The ESMF project is distinguished by its strong emphasis on community governance and distributed development, and by a diverse customer base that includes modeling groups from universities, major U.S. research centers, the National Weather Service, the Department of Defense, and NASA. The ESMF development team was centered at NCAR until 2009, after which it moved to the NOAA Earth System Research Laboratories.

Editing Earth System Modeling Framework is free software released under the University of Illinois/NCSA Open Source License.

==Purpose==

ESMF increases the interoperability of Earth-science modeling software developed at different sites and promotes code reuse. The idea is to transform distributed, specialized knowledge and resources into a collaborative, integrated modeling community that operates more efficiently, can address a wider variety of problems more effectively, and is more responsive to societal needs.

==Software architecture==

ESMF is based on principles of component-based software engineering. The components within an ESMF software application usually represent large-scale physical domains such as the atmosphere, ocean, cryosphere, or land surface. Some models also represent specific processes (e.g. ocean biogeochemistry, the impact of solar radiation on the atmosphere) as components. In ESMF, components can create and drive other components so that an ocean biogeochemistry component can be part of a larger ocean component.

The software that connects physical domains is called a coupler in the Earth system modeling community. Couplers follow the mediator pattern and take the outputs from one component and transform them into the inputs that are needed to run another component. Transformations may include unit conversions, grid interpolation or remapping, mergers (i.e., combining land and ocean surfaces to form a completely covered global surface) or other specialized transformations. In ESMF, couplers are also software components.

==Capabilities==

ESMF represents user data in the form of data objects such as grids, fields, and arrays. The user data within a component may be copied or referenced into these ESMF objects. Once user data is part of an ESMF data object, framework methods can be used to transform and transfer the data as required to other components in the system. This generally happens within a coupler component.

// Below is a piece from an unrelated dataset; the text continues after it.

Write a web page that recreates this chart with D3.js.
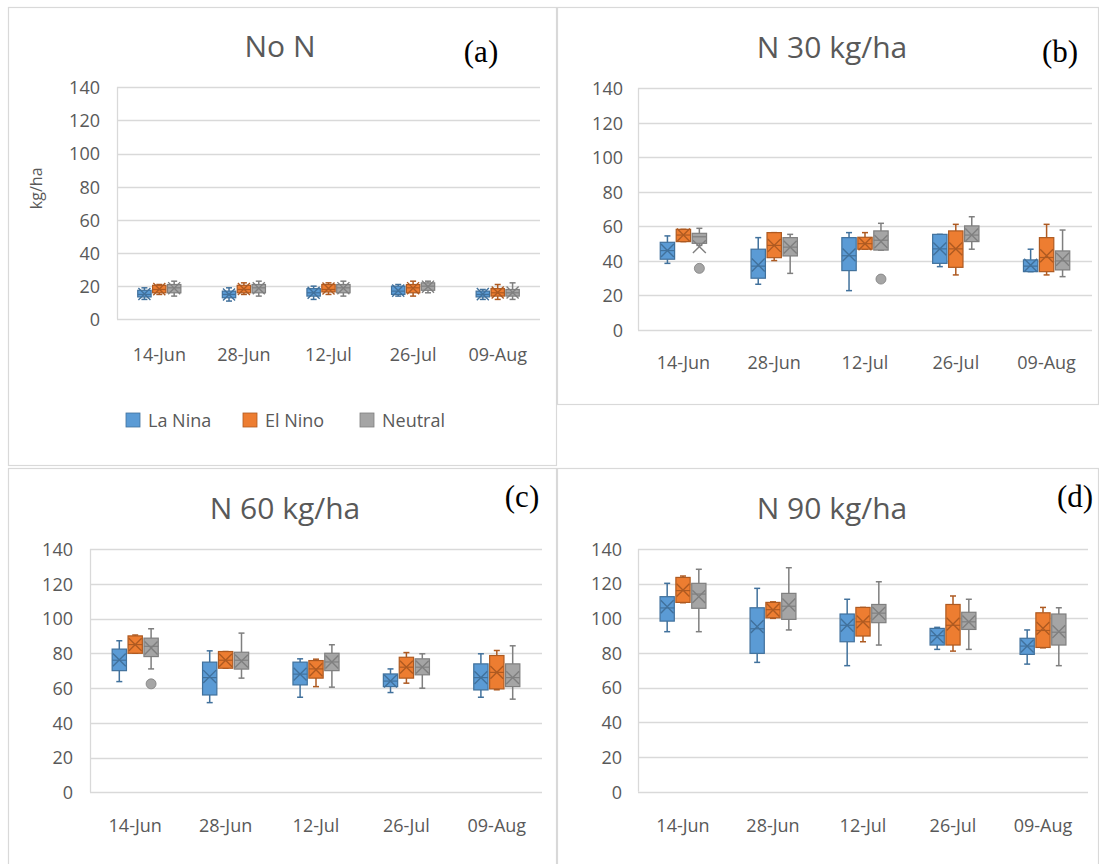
<!DOCTYPE html>
<html><head><meta charset="utf-8">
<script src="https://cdn.jsdelivr.net/npm/d3@7"></script>
<style>html,body{margin:0;padding:0;background:#fff;} svg{display:block;}</style>
</head><body>
<svg id="chart" width="1099" height="864"></svg>
<script>
// ---------- DATA ----------
const categories = ["14-Jun", "28-Jun", "12-Jul", "26-Jul", "09-Aug"];
const yTicks = [0, 20, 40, 60, 80, 100, 120, 140];
const seriesNames = ["La Nina", "El Nino", "Neutral"];
const panelTitles = ["No N", "N 30 kg/ha", "N 60 kg/ha", "N 90 kg/ha"];
const panelLetters = ["(a)", "(b)", "(c)", "(d)"];
// each entry: [min, q1, median, q3, max, mean]
const noN_laNina = [[12,13.5,15,17.5,19,15.3],[11,13,15,17,19,15],[12,14,16,18.5,20,16],[14,15,17,20,21,17.3],[12,13.5,15,17,18,15.2]];
const noN_elNino = [[15,16,18,20.5,21,18.2],[15,16,18,20.5,22,18.3],[15,16.5,18,21,22,18.6],[14,16,19,21,23,18.8],[12,14,16,18.5,21,16.2]];
const noN_neutral = [[14,16,19,21,23,18.8],[14,16,19,21,23,18.7],[14,16,19,21,23,18.8],[16,17.5,20,22,23,19.7],[12,14,16,18,22,16.2]];
const n30_laNina = [[38.6,41,46,50.8,54.5,46],[26.5,30,37,46.8,53.5,37.7],[22.8,34.4,43,53.5,56.4,43.5],[36.7,38.6,47,55.4,55.4,47],[33.8,33.8,37,40.6,46.8,37.5]];
const n30_elNino = [[51.2,51.2,55,58.3,58.3,55],[40.2,41.9,49,56.4,56.4,49],[46.8,46.8,50,53.7,56.4,50],[31.9,36.3,47,57.4,61.2,47],[31.9,33.8,42,53.5,61.2,43]];
const n30_neutral = [[49,50.2,54,56,58.9,48.3],[32.8,42.9,48,53.5,55.4,48],[46.3,46.3,52,57.4,61.8,51.2],[46.8,51.2,55,60.3,65.6,55],[30.9,34.8,40,45.8,57.9,41]];
const n60_laNina = [[63.7,70,76,82.4,87.2,76.2],[51.6,56,66,74.9,81.4,66.6],[54.7,61.8,68,74.9,76.8,68],[57.4,60.8,64,68.1,71,64],[54.7,58.9,66,73.9,79.7,66]];
const n60_elNino = [[80,80,85,90,90.5,85],[71.4,71.4,76,81,81,76],[60.8,65.7,71,75.8,76.6,70.5],[62.8,65.7,72,77.7,80.4,72],[59,59.5,69,78.7,81.6,69]];
const n60_neutral = [[71,78.1,84,88.7,94.1,83],[65.7,70.9,76,80.6,91.6,75.5],[60.5,70,75,80,84.9,75],[59.9,67.6,72,76.8,79.7,72],[53.6,60.8,66,73.9,84.3,66]];
const n90_laNina = [[92.3,98.4,106,112.5,120.2,106.7],[74.6,79.8,94,106.1,117.3,95.2],[72.7,86.5,96,102.5,111,96],[82.1,84.6,90,94.2,94.8,89.5],[73.6,79.2,84,88.5,93.3,84]];
const n90_elNino = [[109,109.2,116,123.6,124.4,116.3],[100,100.3,105,109.2,109.5,104.8],[86.5,89.8,98,106.3,106.3,98],[81.1,84.6,96,108,112.9,96.7],[83,83.2,93,103.2,106.3,94.2]];
const n90_neutral = [[92.3,105.8,114,120.2,128.3,112.5],[93.3,99.4,107,114.4,129.2,107.7],[84.6,97.5,103,108,121.1,102.9],[82.1,93.6,98,103.5,111,98],[72.7,84.6,92,102.5,106.1,92.3]];
// outliers per category
const n30_neutral_outliers = [[35.7],[],[29.5],[],[]];
const n60_neutral_outliers = [[62.4],[],[],[],[]];

// ---------- STYLE / LAYOUT ----------
const fills = ["#5B9BD5", "#ED7D31", "#A5A5A5"];
const strokes = ["#41719C", "#AE5A21", "#7F7F7F"];
const textColor = "#595959";
const gridColor = "#D9D9D9";
const font = "'Open Sans', 'DejaVu Sans', sans-serif";

const panels = [
  { data:[noN_laNina, noN_elNino, noN_neutral], outliers:[null,null,null],
    frame:[8,7,557,466], left:117, right:540, yTop:87.3, yBot:319.3, tickX:100, catY:355,
    titleX:280, titleY:57, letterX:481, letterY:62, legend:true, yTitle:true },
  { data:[n30_laNina, n30_elNino, n30_neutral], outliers:[null,null,n30_neutral_outliers],
    frame:[557,7,1099,405], left:638, right:1092, yTop:88.3, yBot:330, tickX:623, catY:363,
    titleX:832, titleY:58, letterX:1060, letterY:62 },
  { data:[n60_laNina, n60_elNino, n60_neutral], outliers:[null,null,n60_neutral_outliers],
    frame:[8,468,557,870], left:90, right:542, yTop:549, yBot:792.3, tickX:73, catY:826,
    titleX:285, titleY:519, letterX:522, letterY:507 },
  { data:[n90_laNina, n90_elNino, n90_neutral], outliers:[null,null,null],
    frame:[557,468,1099,870], left:638, right:1088, yTop:549, yBot:791.7, tickX:622, catY:826,
    titleX:832, titleY:519, letterX:1075, letterY:507 }
];

const svg = d3.select("#chart");

panels.forEach((p, pi) => {
  const g = svg.append("g");
  const [fx0, fy0, fx1, fy1] = p.frame;
  g.append("rect").attr("x", fx0 + 0.5).attr("y", fy0 + 0.5)
    .attr("width", fx1 - fx0 - 1).attr("height", fy1 - fy0 - 1)
    .attr("fill", "#fff").attr("stroke", gridColor).attr("stroke-width", 1.2);

  const x = d3.scaleBand().domain(categories).range([p.left, p.right]).paddingInner(0).paddingOuter(0);
  const y = d3.scaleLinear().domain([0, 140]).range([p.yBot, p.yTop]);
  const bw = x.bandwidth();
  const xs = d3.scaleBand().domain(seriesNames).range([-bw * 0.255, bw * 0.255]).paddingInner(0.1);
  const boxW = xs.bandwidth();

  // gridlines
  g.append("g").selectAll("line").data(yTicks).join("line")
    .attr("x1", p.left).attr("x2", p.right)
    .attr("y1", d => Math.round(y(d)) + 0.5).attr("y2", d => Math.round(y(d)) + 0.5)
    .attr("stroke", gridColor).attr("stroke-width", 1.3);
  g.append("line").attr("x1", p.left + 0.5).attr("x2", p.left + 0.5)
    .attr("y1", y(140)).attr("y2", y(0)).attr("stroke", gridColor).attr("stroke-width", 1.3);

  // y axis labels
  const yAxis = d3.axisLeft(y).tickValues(yTicks).tickSize(0).tickPadding(0);
  const ya = g.append("g").attr("transform", `translate(${p.tickX},0)`).call(yAxis);
  ya.select(".domain").remove();
  ya.selectAll("text").attr("fill", textColor).style("font-family", font).style("font-size", "18px")
    .attr("x", 0).attr("dy", "0.35em");

  // x axis labels
  const xAxis = d3.axisBottom(x).tickSize(0).tickPadding(0);
  const xa = g.append("g").attr("transform", `translate(0,${p.catY})`).call(xAxis);
  xa.select(".domain").remove();
  xa.selectAll("text").attr("fill", textColor).style("font-family", font).style("font-size", "18px")
    .attr("y", 0).attr("dy", "0.35em");

  // boxes
  p.data.forEach((series, si) => {
    const sg = g.append("g");
    series.forEach((s, ci) => {
      const [mn, q1, md, q3, mx, mean] = s;
      const cx = x(categories[ci]) + bw / 2 + xs(seriesNames[si]) + boxW / 2;
      const bg = sg.append("g");
      // whiskers
      bg.append("line").attr("x1", cx).attr("x2", cx).attr("y1", y(mx)).attr("y2", y(q3))
        .attr("stroke", strokes[si]).attr("stroke-width", 1.5);
      bg.append("line").attr("x1", cx).attr("x2", cx).attr("y1", y(q1)).attr("y2", y(mn))
        .attr("stroke", strokes[si]).attr("stroke-width", 1.5);
      [mn, mx].forEach(v => bg.append("line").attr("x1", cx - 3).attr("x2", cx + 3)
        .attr("y1", y(v)).attr("y2", y(v)).attr("stroke", strokes[si]).attr("stroke-width", 1.5));
      // box
      bg.append("rect").attr("x", cx - boxW / 2).attr("y", y(q3))
        .attr("width", boxW).attr("height", Math.max(1, y(q1) - y(q3)))
        .attr("fill", fills[si]).attr("stroke", strokes[si]).attr("stroke-width", 1.2);
      // median
      bg.append("line").attr("x1", cx - boxW / 2).attr("x2", cx + boxW / 2)
        .attr("y1", y(md)).attr("y2", y(md)).attr("stroke", strokes[si]).attr("stroke-width", 1.2);
      // mean marker X
      const h = boxW * 0.45;
      bg.append("path").attr("d", `M${cx - h},${y(mean) - h}L${cx + h},${y(mean) + h}M${cx - h},${y(mean) + h}L${cx + h},${y(mean) - h}`)
        .attr("stroke", strokes[si]).attr("stroke-width", 1.4).attr("fill", "none");
      // outliers
      const outs = p.outliers[si] ? p.outliers[si][ci] : [];
      outs.forEach(o => bg.append("circle").attr("cx", cx).attr("cy", y(o)).attr("r", 5)
        .attr("fill", fills[si]).attr("stroke", strokes[si]).attr("stroke-width", 0.8));
    });
  });

  // title
  g.append("text").attr("x", p.titleX).attr("y", p.titleY).attr("text-anchor", "middle")
    .attr("fill", textColor).style("font-family", font).style("font-size", "30px")
    .text(panelTitles[pi]);
  g.append("text").attr("x", p.letterX).attr("y", p.letterY).attr("text-anchor", "middle")
    .attr("fill", "#000").style("font-family", "'Liberation Serif', 'Times New Roman', serif").style("font-size", "31px")
    .text(panelLetters[pi]);

  if (p.yTitle) {
    g.append("text").attr("transform", `translate(42,${(y(0) + y(140)) / 2 - 15}) rotate(-90)`)
      .attr("text-anchor", "middle").attr("fill", textColor)
      .style("font-family", font).style("font-size", "16px").text("kg/ha");
  }
  if (p.legend) {
    const lx = [126, 243, 360];
    const lg = g.append("g");
    seriesNames.forEach((n, i) => {
      lg.append("rect").attr("x", lx[i]).attr("y", 413).attr("width", 14).attr("height", 14)
        .attr("fill", fills[i]).attr("stroke", strokes[i]).attr("stroke-width", 0.8);
      lg.append("text").attr("x", lx[i] + 22).attr("y", 421).attr("dy", "0.35em")
        .attr("fill", textColor).style("font-family", font).style("font-size", "18px").text(n);
    });
  }
});
</script>
</body></html>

Grid interpolation and remapping are core utilities of ESMF. Interpolation weights can be generated in ESMF using bilinear interpolation, finite element patch recovery, and conservative remapping methods.

ESMF can associate metadata with data objects. The metadata, in the form of name and value pairs, is grouped into packages, which can be written out in XML and other standard formats. ESMF metadata packages are based on community conventions including the Climate and Forecast Metadata Conventions and the METAFOR Common Information Model.

==History==

The ESMF collaboration had its roots in the Common Modeling Infrastructure Working Group (CMIWG), an unfunded, grass-roots effort to explore ways of enhancing collaborative Earth system model development. The CMIWG attracted broad participation from major weather and climate modeling groups at research and operational centers. In a series of meetings held from 1998 to 2000, CMIWG members established general requirements and a preliminary design for a common software framework.

In September 2000, the NASA Earth Science Technology Office (ESTO) released a solicitation that called for the creation of an ESMF. A critical mass of CMIWG participants agreed to develop a coordinated response, based on their strawman framework design, and submitted three linked proposals. The first focused on development of the core ESMF software, the second on deployment of Earth science modeling applications, and the third on deployment of ESMF data assimilation applications. All three proposals were funded, at a collective level of $9.8 million over a three-year period. As the ESMF project gained momentum, it replaced the CMIWG as the focal point for developing community modeling infrastructure.

During the period of NASA funding, the ESMF team developed a prototype of the framework and used it in a number of experiments that demonstrated coupling of modeling components from different institutions. ESMF was also used as the basis for the construction of a new model, the Goddard Earth Observing System (GEOS) atmospheric general circulation model at NASA Goddard.

As the end of the first funding cycle for ESMF neared, its collaborators wrote a project plan that described how ESMF could transition to an organization with multi-agency sponsorship for its next funding cycle. Major new five-year grants came from NASA, through the Modeling Analysis and Prediction (MAP) program for climate change and variability, and from the Department of Defense Battlespace Environments Institute. The National Science Foundation (NSF) continued funding part of the development team through NCAR core funds. Many smaller ESMF-based application adoption projects were funded in domains as diverse as space weather and sediment transport.

Also at the end of the first funding cycle, the ESMF collaborators wrote a white paper on future directions for the ESMF. This paper formed the basis for a proposal to NSF to combine ESMF (and other software frameworks) with data services to create a computational environment that supports an end-to-end modeling workflow.

In 2008, a project manager was appointed for the National Unified Operational Prediction Capability (NUOPC), a joint project for weather prediction of the United States Navy, the National Weather Service, and the United States Air Force.